Ancak fazlaya ilişkin hakları saklı tutmaya böylesi bir sonuç bağlanmasını ben pek doğru ve gerekli görmüyorum. Bu ifadenin "o hukuki ilişkide" yalnızca bir kısımın dava edildiği anlamına gelmediğini düşünüyorum. Kastedilen o hukuki ilişki ile nispeten ilişkili ancak o hukuki ilişkiden başka ilişkilerden doğan hak ve alacaklar olup olmadığının ortaya konulması en azından davacıya açıklattırılması gerektiğini düşünüyorum.

Buradan hareketle eldeki davanın kısmi eda külli tespit davası ile tipik belirsiz alacak davası ayrımının iyi ortaya konması gerekliliği ortaya çıkıyor. Yani ek dava açılamaz diyebilmek için eldeki davanın bu davalardan hangisi olduğunu ortaya koymak gerekir.

Kısmi eda külli tespit ise fazlaya ilişkin kısım rahatlıkla ek davaya bırakılabilir. Çünkü Yargıtay bu davada zaten belirsiz alacak davasının tanıdığı hukuki imkanları davacıya tanımıyor.

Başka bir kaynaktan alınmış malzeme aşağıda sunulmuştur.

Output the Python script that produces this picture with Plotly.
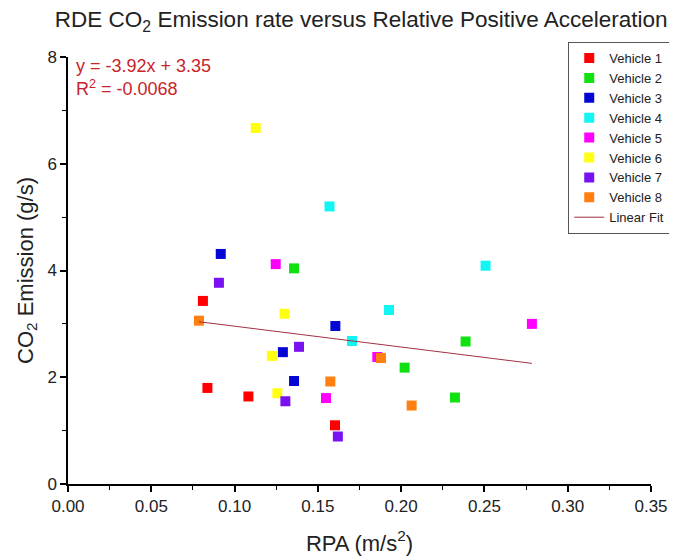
import plotly.graph_objects as go

# RPA (m/s^2) and CO2 emission (g/s) read per vehicle
vehicles = ['Vehicle 1', 'Vehicle 2', 'Vehicle 3', 'Vehicle 4',
            'Vehicle 5', 'Vehicle 6', 'Vehicle 7', 'Vehicle 8']
colors = ['#ff0000', '#11e011', '#0505d5', '#11f5f5',
          '#ff00ff', '#ffff11', '#7a11f0', '#ff8010']

rpa = [
    [0.081, 0.0837, 0.1083, 0.1603],
    [0.1357, 0.2387, 0.2021, 0.2323],
    [0.0917, 0.129, 0.1357, 0.1605],
    [0.157, 0.2507, 0.1927, 0.1705],
    [0.1247, 0.2785, 0.1857, 0.1549],
    [0.1127, 0.130, 0.1224, 0.1257],
    [0.0906, 0.1387, 0.1305, 0.162],
    [0.0786, 0.1575, 0.1879, 0.2063],
]
co2 = [
    [3.43, 1.80, 1.64, 1.10],
    [4.04, 2.67, 2.18, 1.62],
    [4.31, 2.47, 1.93, 2.96],
    [5.20, 4.09, 3.26, 2.68],
    [4.12, 3.00, 2.38, 1.61],
    [6.67, 3.19, 2.40, 1.70],
    [3.77, 2.57, 1.55, 0.89],
    [3.06, 1.92, 2.36, 1.47],
]

# linear fit endpoints as drawn
fit_x = [0.0786, 0.2785]
fit_y = [3.04, 2.26]

fig = go.Figure()

for name, c, xs, ys in zip(vehicles, colors, rpa, co2):
    fig.add_trace(go.Scatter(
        x=xs, y=ys, mode='markers', name=name,
        marker=dict(symbol='square', size=10, color=c, line=dict(width=0))
    ))

fig.add_trace(go.Scatter(
    x=fit_x, y=fit_y, mode='lines', name='Linear Fit',
    line=dict(color='#a03040', width=1)
))

# fit equation, top-left
fig.add_annotation(
    text="y = -3.92x + 3.35<br>R<sup>2</sup> = -0.0068",
    xref='paper', yref='paper', x=0.01, y=1.008,
    xanchor='left', yanchor='top', align='left', showarrow=False,
    font=dict(size=18, color='#c8242a', family='Liberation Sans')
)

# page body has an 8px margin, so the figure is sized to fit the window
fig.update_layout(
    width=669, height=550,
    title=dict(
        text="RDE CO<sub>2</sub> Emission rate versus Relative Positive Acceleration",
        x=0.528, xanchor='center', yref='container', y=0.98, yanchor='middle',
        font=dict(size=22.5, color='#222222', family='Liberation Sans')
    ),
    font=dict(family='Liberation Sans', color='#222222'),
    margin=dict(l=60, r=26, t=49, b=74, autoexpand=False),
    plot_bgcolor='white',
    paper_bgcolor='white',
    legend=dict(
        x=1.033, y=1.035, xanchor='right', yanchor='top',
        bgcolor='white', bordercolor='#555555', borderwidth=1,
        font=dict(size=13, color='#222222'),
        itemwidth=30, tracegroupgap=0
    ),
    showlegend=True
)

fig.update_xaxes(
    range=[0, 0.35], dtick=0.05, tickformat='.2f',
    showline=True, linecolor='black', linewidth=1.5,
    ticks='outside', ticklen=6, tickwidth=1.5, tickcolor='black',
    minor=dict(dtick=0.025, ticks='outside', ticklen=4, tickcolor='black', tickwidth=1.2),
    showgrid=False, zeroline=False,
    tickfont=dict(size=17),
    title=dict(text="RPA (m/s<sup>2</sup>)", font=dict(size=22), standoff=20)
)
fig.update_yaxes(
    range=[0, 8], dtick=2,
    showline=True, linecolor='black', linewidth=1.5,
    ticks='outside', ticklen=6, tickwidth=1.5, tickcolor='black',
    minor=dict(dtick=1, ticks='outside', ticklen=4, tickcolor='black', tickwidth=1.2),
    showgrid=False, zeroline=False,
    tickfont=dict(size=17),
    title=dict(text="CO<sub>2</sub> Emission (g/s)", font=dict(size=22), standoff=8)
)

fig.write_html("out.html")
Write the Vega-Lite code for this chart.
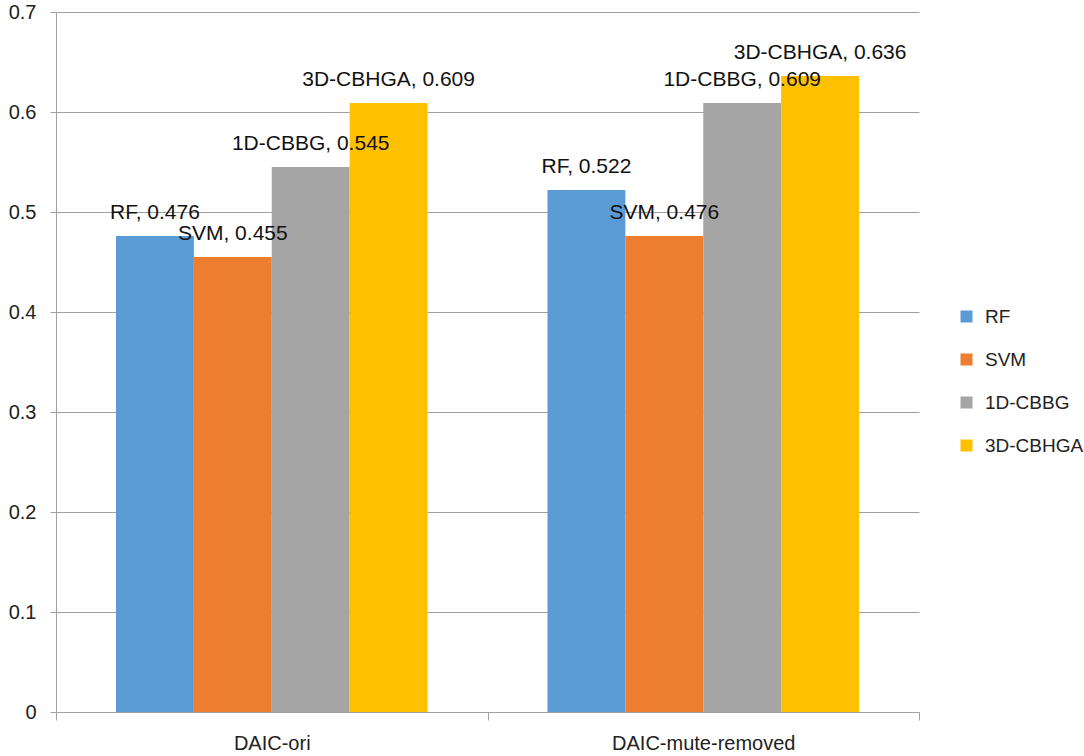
{
  "$schema": "https://vega.github.io/schema/vega-lite/v6.json",
  "width": 863,
  "height": 700,
  "autosize": "none",
  "padding": {"left": 56, "top": 12, "right": 165, "bottom": 44},
  "background": "white",
  "data": {
    "values": [
      {"group": "DAIC-ori", "model": "RF", "value": 0.476},
      {"group": "DAIC-ori", "model": "SVM", "value": 0.455},
      {"group": "DAIC-ori", "model": "1D-CBBG", "value": 0.545},
      {"group": "DAIC-ori", "model": "3D-CBHGA", "value": 0.609},
      {"group": "DAIC-mute-removed", "model": "RF", "value": 0.522},
      {"group": "DAIC-mute-removed", "model": "SVM", "value": 0.476},
      {"group": "DAIC-mute-removed", "model": "1D-CBBG", "value": 0.609},
      {"group": "DAIC-mute-removed", "model": "3D-CBHGA", "value": 0.636}
    ]
  },
  "transform": [
    {"calculate": "datum.model + ', ' + format(datum.value, '.3f')", "as": "label"}
  ],
  "encoding": {
    "x": {
      "field": "group",
      "type": "nominal",
      "sort": ["DAIC-ori", "DAIC-mute-removed"],
      "scale": {"paddingInner": 0, "paddingOuter": 0},
      "axis": {
        "title": null,
        "labelAngle": 0,
        "labelLimit": 400,
        "tickBand": "extent",
        "tickSize": 8,
        "labelPadding": 13,
        "domainColor": "#a0a0a0",
        "tickColor": "#a0a0a0",
        "grid": false
      }
    },
    "xOffset": {
      "field": "model",
      "type": "nominal",
      "sort": ["RF", "SVM", "1D-CBBG", "3D-CBHGA"],
      "scale": {"paddingInner": 0, "paddingOuter": 0.77}
    },
    "y": {
      "field": "value",
      "type": "quantitative",
      "scale": {"domain": [0, 0.7], "nice": false},
      "axis": {
        "title": null,
        "values": [0, 0.1, 0.2, 0.3, 0.4, 0.5, 0.6, 0.7],
        "format": ".1~f",
        "tickSize": 6,
        "labelPadding": 14,
        "domainColor": "#a0a0a0",
        "tickColor": "#a0a0a0",
        "gridColor": "#a0a0a0"
      }
    }
  },
  "layer": [
    {
      "mark": {"type": "bar"},
      "encoding": {
        "color": {
          "field": "model",
          "type": "nominal",
          "sort": ["RF", "SVM", "1D-CBBG", "3D-CBHGA"],
          "scale": {
            "domain": ["RF", "SVM", "1D-CBBG", "3D-CBHGA"],
            "range": ["#5b9bd5", "#ed7d31", "#a5a5a5", "#ffc000"]
          },
          "legend": {
            "title": null,
            "orient": "none",
            "legendX": 901,
            "legendY": 295,
            "symbolType": "square",
            "symbolSize": 144,
            "symbolStrokeWidth": 0,
            "labelFontSize": 19,
            "labelLimit": 300,
            "labelOffset": 9,
            "rowPadding": 23
          }
        }
      }
    },
    {
      "mark": {"type": "text", "baseline": "middle", "dy": -23, "fontSize": 21, "color": "#111"},
      "encoding": {"text": {"field": "label"}}
    }
  ],
  "config": {
    "font": "Liberation Sans",
    "view": {"stroke": null},
    "axis": {"labelFontSize": 20, "labelColor": "#222"},
    "legend": {"labelColor": "#222"}
  }
}
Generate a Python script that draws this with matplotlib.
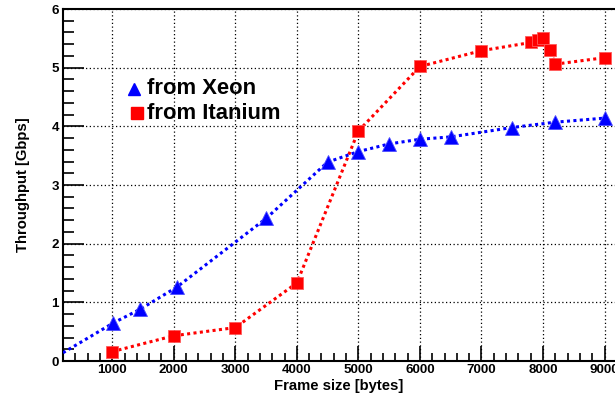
import matplotlib
matplotlib.use("Agg")
import matplotlib.pyplot as plt
from matplotlib.ticker import MultipleLocator, FixedLocator

plt.rcParams['font.family'] = ['Liberation Sans', 'DejaVu Sans']
plt.rcParams['font.weight'] = 'bold'

xeon_x = [200, 1020, 1450, 2050, 3500, 4500, 5000, 5500, 6000, 6500, 7500, 8190, 9000]
xeon_y = [0.14, 0.65, 0.88, 1.26, 2.43, 3.39, 3.57, 3.70, 3.78, 3.82, 3.98, 4.07, 4.14]

itan_x = [1000, 2000, 3000, 4000, 5000, 6000, 7000, 7810, 7920, 8000, 8110, 8200, 9000]
itan_y = [0.16, 0.43, 0.57, 1.33, 3.92, 5.02, 5.29, 5.43, 5.47, 5.50, 5.30, 5.06, 5.17]

xticks = [1000, 2000, 3000, 4000, 5000, 6000, 7000, 8000, 9000]
yticks = [0, 1, 2, 3, 4, 5, 6]

fig = plt.figure(figsize=(6.15, 4.0), dpi=100)
ax = fig.add_axes([63/615, 39/400, 1 - 63/615, 352/400])

ls = (0, (1, 1.1))
ax.plot(itan_x, itan_y, color=(1, 0, 0), lw=2.2, ls=ls, zorder=3)
ax.plot(itan_x, itan_y, ls='none', marker='s', ms=8.3, color=(1, 0, 0),
        markeredgecolor=(1, 0.35, 0.35), markeredgewidth=0.6, zorder=4)
ax.plot(xeon_x, xeon_y, color=(0, 0, 1), lw=2.2, ls=ls, zorder=3)
ax.plot(xeon_x[1:], xeon_y[1:], ls='none', marker='^', ms=9.5, color=(0, 0, 1),
        markeredgecolor=(0.3, 0.3, 1), markeredgewidth=0.6, zorder=4)

ax.set_xlim(200, 9170)
ax.set_ylim(0, 6)
ax.xaxis.set_major_locator(FixedLocator(xticks))
ax.xaxis.set_minor_locator(MultipleLocator(200))
ax.yaxis.set_major_locator(FixedLocator(yticks))
ax.yaxis.set_minor_locator(MultipleLocator(0.2))
ax.tick_params(axis='both', which='both', direction='in', top=False, right=False,
               colors='black', labelsize=9.6, width=1.2)
ax.tick_params(axis='x', which='major', length=11, pad=2.5)
ax.tick_params(axis='x', which='minor', length=6)
ax.tick_params(axis='y', which='major', length=15, pad=3)
ax.tick_params(axis='y', which='minor', length=8)
for lab in ax.get_xticklabels() + ax.get_yticklabels():
    lab.set_fontweight('bold')

ax.grid(True, which='major', color='black', ls=(0, (1, 2)), lw=0.9)
ax.set_axisbelow(True)
for s in ['left', 'bottom', 'top']:
    ax.spines[s].set_linewidth(1.5)
ax.spines['right'].set_visible(False)

ax.set_xlabel('Frame size [bytes]', fontsize=10.7, fontweight='bold', labelpad=2)
ax.set_ylabel('Throughput [Gbps]', fontsize=10.7, fontweight='bold', labelpad=15)

# legend
ax.plot([1350], [4.63], ls='none', marker='^', ms=9, color=(0, 0, 1), clip_on=False)
ax.plot([1400], [4.22], ls='none', marker='s', ms=8.3, color=(1, 0, 0), clip_on=False)
ax.text(1570, 4.65, 'from Xeon', fontsize=15.8, fontweight='bold', va='center', ha='left')
ax.text(1570, 4.22, 'from Itanium', fontsize=15.8, fontweight='bold', va='center', ha='left')

fig.savefig('out.png', dpi=100)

Tipik belirsiz alacak davasında ek dava açılamaz diyebilir miyiz? Davacı son aşamada şu talepte bulunsa "alacağın belirsiz olup tespit edilen kesimine ilişkin davamı takip etmiyorum mevcut talebime göre (alacağın belirleyebildiğim kısmının tamamı ile tespit) karar verilsin. Bence diyememesi için hiçbir sebep yok. Belirleyebildiği alacak ve tespit için gerekli harcı zaten yatırmış. Belki harç temin edemediğinden belki başka bir sebeple alacağın mahkemece belirlenen değer arttırarak talep edebileceği kesimini şimdilik talep etmek istemiyor. Bu kesime ilişkin bu aşamada bir harç ödenmediğinden davayı takip etmemek için davalının muvafakat etmesi de gerekmez. Çünkü harcı yatırılmamış taleplerin esastan reddi ya da kabulü mümkün değildir. Zaten kanundaki "talebini arttırabilir." ifadesi de emredici değil "davacının iradesine bağlı" olduğunun ifade edildiği izlenimini doğuruyor.
Hak arama özgürlüğü açısından bakınca davacı tespit hükmü ile belirlenen kesim için ilamsız takip yapabilir. Doğrudan karşı tarafla anlaşabilir ya da ek dava açabilir. Dilerse hiç talep etmez. Kendine kalmış. Ancak ek dava açamaz gibi kalın bir çizgi çekmeyi gerektirecek bir sebep göremiyorum. Örneğin farkın çok yüksek bir bedel olup, harcın temin edilemediği durumda da hak arama özgürlüğünün zedeleneceğini düşünüyorum.
üstad teşekkürler.
biz ön incelemeden önce bedelle ilgili arttırım yaptık.tahkikata geçildikten sonra bilirkişi incelemesi yapılıyor.alacağın tam olarak belirlenebilmesi de bu andan itibaren mümkün.ıslah ile yada bedel arttırım dilekçesiyle bilirkişinin tespit ettiği değere yükseltemez miyiz? saygılar.